First to the physical: I am extremely conscious of my body when I walk. It feels like I am being under constant surveillance, so I try to walk more confidently. I concentrate so much, sometimes I trip more often on flat surfaces than on stairs. And IF I trip on the stairs, it's always going up. However, I am really good at catching. The other day, I didn't even really notice that something was falling out of the fridge, but I caught it anyway. Gosh, I was so proud of that, but nobody was home.
Now to the internal and watching-stuff: I wince at embarassing scenes. I can often tell what a certain character is going to say (I had it just now with the Doctor, latest ep), and I can't watch horror movies like Saw, but I found the ending of Final Destination 2 so hilarious I laughed. One image of Trainspotting will never ever leave me... and I knew from the lack of it in the previous shot that it was going to come. It's like, the more probable a situation is to happen -- in a movie or series -- the more intensely I feel what they must be feeling. It's like it's only possible for me to disengage (even to the tiniest degree) if what is displayed is utterly bonkers. This is when "the devil in the details" takes over that has to question everything, asking why or how.
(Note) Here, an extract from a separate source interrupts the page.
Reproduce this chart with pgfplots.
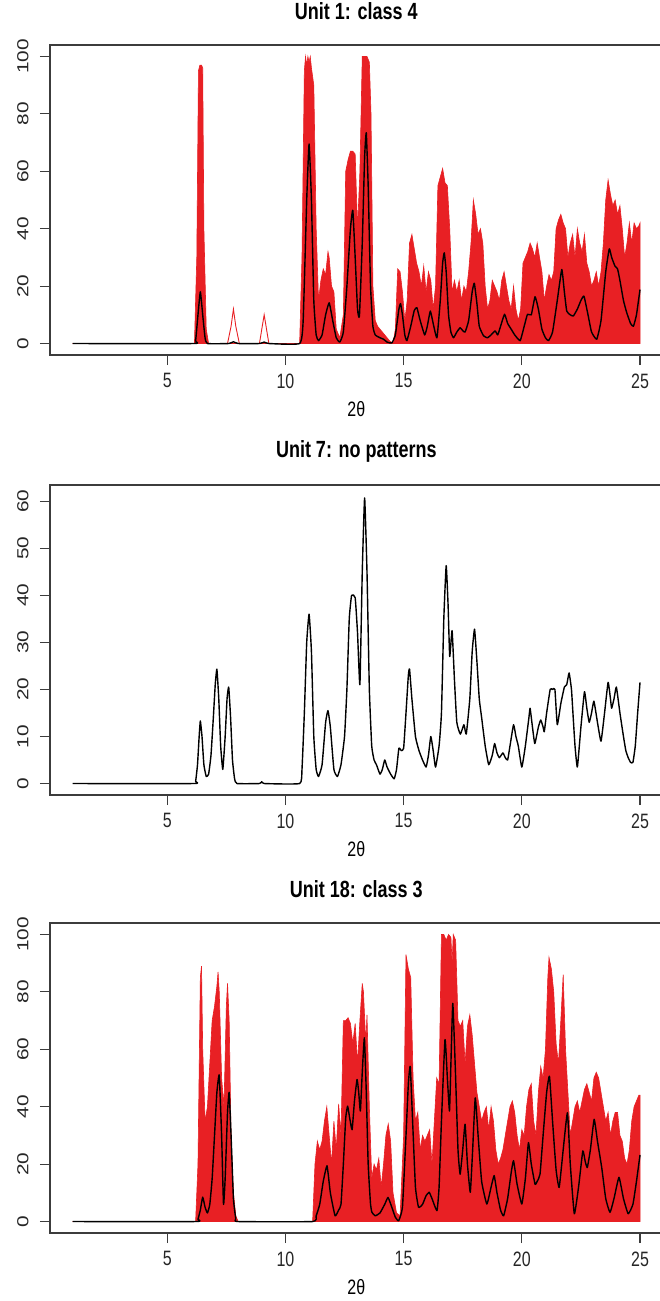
\documentclass[border=0pt]{standalone}
\usepackage{fontspec}
\setmainfont{Liberation Sans}
\usepackage{graphicx}
\usepackage{pgfplots}
\pgfplotsset{compat=1.18}
\usepackage{pgfplotstable}
\definecolor{rred}{RGB}{232,32,36}
\definecolor{frame}{RGB}{60,60,60}

% ---------- Panel 1 ----------
\pgfplotstableread{
x y
1 0
6.15 0
6.25 30
6.32 95
6.38 97
6.45 97
6.5 96
6.55 40
6.65 5
6.75 0
10.6 0
10.7 30
10.8 95
10.85 100
10.9 97
10.95 100
11.0 98
11.05 100
11.1 96
11.2 90
11.3 40
11.4 15
11.5 22
11.6 26
11.7 24
11.8 32
11.85 30
11.95 20
12.05 18
12.15 5
12.3 2
12.45 10
12.55 60
12.65 64
12.75 67
12.85 67
12.95 66
13.05 40
13.15 60
13.25 100
13.35 100
13.45 100
13.55 98
13.62 80
13.7 20
13.8 8
13.9 6
14.0 5
14.1 4
14.2 3
14.4 1
14.55 0
14.65 5
14.75 26
14.85 25
14.95 18
15.05 8
15.15 15
15.25 35
15.35 38
15.45 33
15.55 28
15.65 25
15.75 20
15.85 27
15.95 18
16.05 25
16.15 22
16.25 12
16.35 20
16.45 55
16.55 58
16.65 61
16.75 56
16.85 55
16.95 40
17.05 18
17.15 22
17.25 18
17.35 22
17.45 15
17.55 20
17.65 18
17.75 25
17.85 35
17.95 50
18.05 45
18.15 38
18.25 40
18.35 35
18.45 20
18.55 12
18.65 15
18.75 22
18.85 20
18.95 18
19.05 15
19.15 22
19.25 25
19.35 20
19.45 15
19.55 12
19.65 20
19.75 12
19.85 8
19.95 12
20.05 28
20.15 30
20.25 32
20.35 35
20.45 33
20.55 30
20.65 35
20.75 30
20.85 25
20.95 15
21.05 20
21.15 24
21.25 22
21.35 25
21.45 40
21.55 43
21.65 45
21.75 42
21.85 40
21.95 30
22.05 35
22.15 38
22.25 30
22.35 40
22.45 35
22.55 32
22.65 38
22.75 28
22.85 25
22.95 20
23.05 22
23.15 25
23.25 20
23.35 25
23.45 35
23.55 50
23.65 57
23.75 52
23.85 48
23.95 50
24.05 45
24.15 48
24.25 40
24.35 30
24.45 35
24.55 42
24.65 35
24.75 42
24.85 40
24.95 41
25.0 42
25.0 0
}\redA

\pgfplotstableread{
x y
7.55 0
7.7 6
7.8 12
7.9 6
8.05 0
8.9 0
9.0 5
9.1 10
9.2 5
9.3 0
}\redAline

\pgfplotstableread{
x y
1 0
6.1 0
6.2 1
6.3 10
6.4 18
6.5 10
6.6 2
6.7 0
7.6 0
7.8 0.6
8.0 0
8.9 0
9.1 0.5
9.3 0
10.6 0
10.75 8
10.9 50
11.0 69.5
11.1 50
11.2 15
11.3 3
11.4 1
11.55 3
11.7 10
11.85 14.2
12.0 8
12.15 2
12.3 0.5
12.45 4
12.6 20
12.75 40
12.85 46.4
12.95 30
13.05 12
13.13 9.6
13.25 35
13.35 65
13.42 73.4
13.5 55
13.6 20
13.7 6
13.8 3
14.0 2
14.15 1.5
14.3 0.5
14.5 0.2
14.65 3
14.8 12
14.87 13.9
14.95 10
15.05 3
15.14 1
15.3 6
15.45 11.5
15.56 12.5
15.7 8
15.89 3
16.0 6
16.13 11.3
16.25 7
16.41 2
16.55 15
16.65 28
16.72 31.6
16.8 25
16.9 10
17.0 4
17.11 2
17.25 4
17.39 5.5
17.5 4.5
17.6 4
17.75 8
17.9 18
17.99 21
18.1 14
18.2 6
18.38 2.7
18.55 2
18.7 3
18.87 4.4
18.98 3
19.1 6
19.27 10.2
19.4 7
19.55 5
19.7 3
19.93 1
20.1 6
20.24 10.2
20.4 10
20.56 16.3
20.7 12
20.85 5
21.0 2
21.13 1
21.3 4
21.5 15
21.69 25.8
21.8 18
21.9 11.3
22.05 10
22.18 9.6
22.35 12
22.5 15
22.63 16.5
22.8 10
22.95 4
23.17 1.5
23.35 8
23.55 25
23.7 33
23.8 30
23.94 27
24.05 26
24.15 22
24.3 15
24.44 10.7
24.6 7
24.72 6
24.85 10
25.0 18.8
}\blackA

% ---------- Panel 2 ----------
\pgfplotstableread{
x y
1 0
6.1 0
6.2 0.5
6.28 4
6.35 10
6.4 13.3
6.47 10
6.55 4
6.65 1.5
6.75 2
6.85 6
6.95 14
7.03 21
7.1 24.3
7.18 18
7.26 8
7.35 3
7.45 10
7.53 18
7.6 20.5
7.68 14
7.76 5
7.85 1
7.95 0
8.9 0
9.0 0.4
9.1 0
10.6 0
10.7 3
10.8 15
10.9 30
11.0 36
11.1 28
11.2 10
11.3 3
11.4 1.5
11.55 4
11.7 13
11.8 15.5
11.9 12
12.05 3
12.2 1.5
12.35 4
12.5 10
12.6 20
12.7 35
12.8 40
12.95 39.5
13.05 32
13.15 21
13.25 45
13.35 60.7
13.45 45
13.55 20
13.65 8
13.75 5
13.85 4
14.0 2
14.1 3
14.2 5
14.3 3.5
14.45 2
14.6 1
14.7 3
14.8 7.5
14.9 7
15.0 7.5
15.1 15
15.2 23
15.25 24.3
15.35 18
15.5 10
15.65 7
15.8 5
15.95 3.5
16.05 6
16.15 10
16.25 7
16.35 3.5
16.5 8
16.6 15
16.7 35
16.8 46.3
16.88 38
16.95 27
17.05 32.5
17.15 22
17.25 13
17.4 10.5
17.55 12.5
17.65 10.5
17.8 18
17.9 28
18.0 32.8
18.1 26
18.2 18
18.3 14
18.45 8
18.6 4
18.75 6
18.85 8.5
18.95 6.5
19.05 5.5
19.2 6.5
19.3 5.5
19.4 5
19.5 8
19.65 12.5
19.75 10
19.85 8
20.0 3.5
20.15 8
20.3 14
20.35 16
20.45 12
20.55 8.5
20.7 12
20.8 13.5
20.9 12
20.95 11
21.05 15
21.2 20
21.3 20
21.4 20
21.5 12.5
21.65 17
21.8 20.5
21.9 21
22.0 23.5
22.1 20
22.15 16
22.25 8
22.35 3.5
22.5 12
22.65 19.5
22.75 16
22.85 13
22.95 15
23.05 17.5
23.2 13
23.35 9
23.5 15
23.65 21.5
23.75 18
23.8 16
23.9 18
24.0 20.5
24.15 15
24.3 10
24.4 7
24.5 5.5
24.6 4.5
24.7 4.5
24.8 8
24.9 15
25.0 21.5
}\blackB

% ---------- Panel 3 ----------
\pgfplotstableread{
x y
1 0
6.2 0
6.3 20
6.4 85
6.45 89
6.5 60
6.6 35
6.7 40
6.8 55
6.9 70
7.0 75
7.1 82
7.15 87
7.2 80
7.3 50
7.4 40
7.5 75
7.55 83
7.62 70
7.7 30
7.8 10
7.9 2
8.0 0
11.15 0
11.25 20
11.35 28
11.45 25
11.55 28
11.65 35
11.75 40
11.85 30
11.95 20
12.05 35
12.15 25
12.25 41
12.35 30
12.45 70
12.55 70
12.65 71
12.75 69
12.85 62
12.95 69
13.05 55
13.15 70
13.25 83
13.3 80
13.4 62
13.45 72
13.55 40
13.65 15
13.75 20
13.85 18
13.95 22
14.05 12
14.15 20
14.25 30
14.35 34
14.45 28
14.55 10
14.7 3
14.85 2
15.0 30
15.1 93
15.2 88
15.3 85
15.4 50
15.5 35
15.6 38
15.7 25
15.8 30
15.9 28
16.0 30
16.1 32
16.2 20
16.3 35
16.4 50
16.5 48
16.6 100
16.7 100
16.8 98
16.9 100
17.0 99
17.05 90
17.1 100
17.2 98
17.3 70
17.4 68
17.5 70
17.6 55
17.7 68
17.8 72
17.9 65
18.0 55
18.1 45
18.2 40
18.3 35
18.4 38
18.5 40
18.6 32
18.7 40
18.8 35
18.9 25
19.0 20
19.1 22
19.2 25
19.3 30
19.4 35
19.5 40
19.6 42
19.7 38
19.8 30
19.9 25
20.0 32
20.1 30
20.2 40
20.3 46
20.4 48
20.5 35
20.6 30
20.7 45
20.8 54
20.9 50
21.0 60
21.1 85
21.15 92
21.25 88
21.35 80
21.45 62
21.55 55
21.65 70
21.75 86
21.85 60
21.95 45
22.05 30
22.15 35
22.25 40
22.35 42
22.45 38
22.55 42
22.65 46
22.75 48
22.85 45
22.95 42
23.05 50
23.15 52
23.25 50
23.35 45
23.45 40
23.55 35
23.65 38
23.75 30
23.85 35
23.95 38
24.05 38
24.15 30
24.25 28
24.35 22
24.45 20
24.55 25
24.65 35
24.75 40
24.85 42
24.95 44
25.0 44
25.0 0
}\redC

\pgfplotstableread{
x y
1 0
6.2 0
6.3 0.8
6.4 4
6.5 8.5
6.6 5
6.7 3
6.8 6
6.9 15
7.0 30
7.1 45
7.2 51
7.3 30
7.38 6
7.45 15
7.55 38
7.62 45
7.7 30
7.8 8
7.9 1
8.0 0
11.15 0
11.3 2
11.45 6
11.6 14
11.76 19.4
11.9 10
12.1 2
12.25 4
12.35 6
12.45 20
12.55 36
12.63 40.2
12.72 36
12.82 32
12.92 42
13.03 49.5
13.1 45
13.17 38.5
13.25 52
13.34 64
13.42 45
13.5 20
13.6 6
13.66 3.2
13.8 2
14.0 3
14.2 6
14.34 8.4
14.5 5
14.65 1.5
14.79 0.3
14.95 5
15.1 30
15.2 48
15.28 54
15.38 35
15.5 12
15.63 5
15.8 6
15.95 9
16.08 10.2
16.2 8
16.41 3.8
16.5 12
16.6 35
16.75 63.4
16.85 50
16.94 38.5
17.0 55
17.08 76
17.18 55
17.3 25
17.39 16.5
17.5 25
17.6 33.9
17.7 20
17.82 10.2
17.92 25
18.03 43.1
18.15 30
18.3 14
18.52 6.1
18.7 12
18.83 16
18.95 10
19.1 4
19.23 2
19.4 8
19.55 17
19.65 21.2
19.8 13
20.0 6.1
20.15 15
20.28 27.5
20.4 20
20.56 13
20.65 14
20.77 16.5
20.9 30
21.05 45
21.17 50.6
21.3 35
21.45 18
21.58 11.9
21.75 25
21.93 37.9
22.05 20
22.22 2.7
22.4 12
22.58 24.6
22.68 21
22.77 18.8
22.9 25
23.06 35.6
23.2 28
23.38 18.8
23.55 8
23.73 3.2
23.9 8
24.11 15.4
24.3 8
24.5 2.7
24.7 6
24.85 14
25.0 23.2
}\blackC

\pgfplotsset{
  rstyle/.style={
    scale only axis, width=612.7pt, height=310pt,
    xmin=0.04, xmax=25.96,
    xtick={5,10,15,20,25},
    axis line style={line width=1.1pt, frame},
    every tick/.style={line width=1.1pt, frame},
    tick align=outside, major tick length=10pt,
    xtick pos=bottom, ytick pos=left,
    /pgf/number format/assume math mode=true,
    tick label style={font=\fontsize{16}{16}\selectfont, text=black!85},
    yticklabel={\scalebox{1.3}[1]{\pgfmathprintnumber{\tick}}},
    xticklabel={\scalebox{1}[1.3]{\pgfmathprintnumber{\tick}}},
    yticklabel style={xshift=-8pt, rotate=90, anchor=south},
    xticklabel style={yshift=-5pt},
    xlabel={\scalebox{1}[1.3]{2θ}},
    xlabel style={font=\fontsize{16}{16}\selectfont, at={(0.5,0)}, anchor=center, yshift=-54pt},
    title style={font=\bfseries\fontsize{18}{18}\selectfont, at={(0.5,1)}, anchor=center, yshift=28pt},
  },
  redfill/.style={draw=rred, fill=rred, line width=0.6pt},
  blk/.style={black, line width=1.4pt, line join=round, smooth, tension=0.25},
}

\begin{document}
\begin{tikzpicture}
\path[use as bounding box] (0,0) rectangle (660pt,-1301pt);

\begin{axis}[rstyle, at={(50pt,-355pt)}, anchor=south west,
  ymin=-4, ymax=104, ytick={0,20,40,60,80,100},
  title={\scalebox{1}[1.3]{Unit 1: class 4}}]
\addplot[redfill] table {\redA} \closedcycle;
\addplot[draw=rred, line width=0.9pt] table {\redAline};
\addplot[blk] table {\blackA};
\end{axis}

\begin{axis}[rstyle, at={(50pt,-795pt)}, anchor=south west,
  ymin=-2.44, ymax=63.44, ytick={0,10,20,30,40,50,60},
  title={\scalebox{1}[1.3]{Unit 7: no patterns}}]
\addplot[blk] table {\blackB};
\end{axis}

\begin{axis}[rstyle, at={(50pt,-1233pt)}, anchor=south west,
  ymin=-4, ymax=104, ytick={0,20,40,60,80,100},
  title={\scalebox{1}[1.3]{Unit 18: class 3}}]
\addplot[redfill] table {\redC} \closedcycle;
\addplot[blk] table {\blackC};
\end{axis}
\end{tikzpicture}
\end{document}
I have to force myself to look at people when talking to them (which means, I usually just don't), I have had that since forever (I only noticed it in very few situations), but I have hardly any scruples watching complete strangers in public places. And I do tend to adapt to my social surroundings. And probably opposing everything I just wrote, I love sarcasm. I just do. And I love applying it... when I can, which is not as often as I'd like. I mean, I feel like people have to know me before I can allow myself that freedom, that otherwise they wouldn't know that I was being sarcastic, you know?
BTW, with the other stuff, glad I'm not the only one.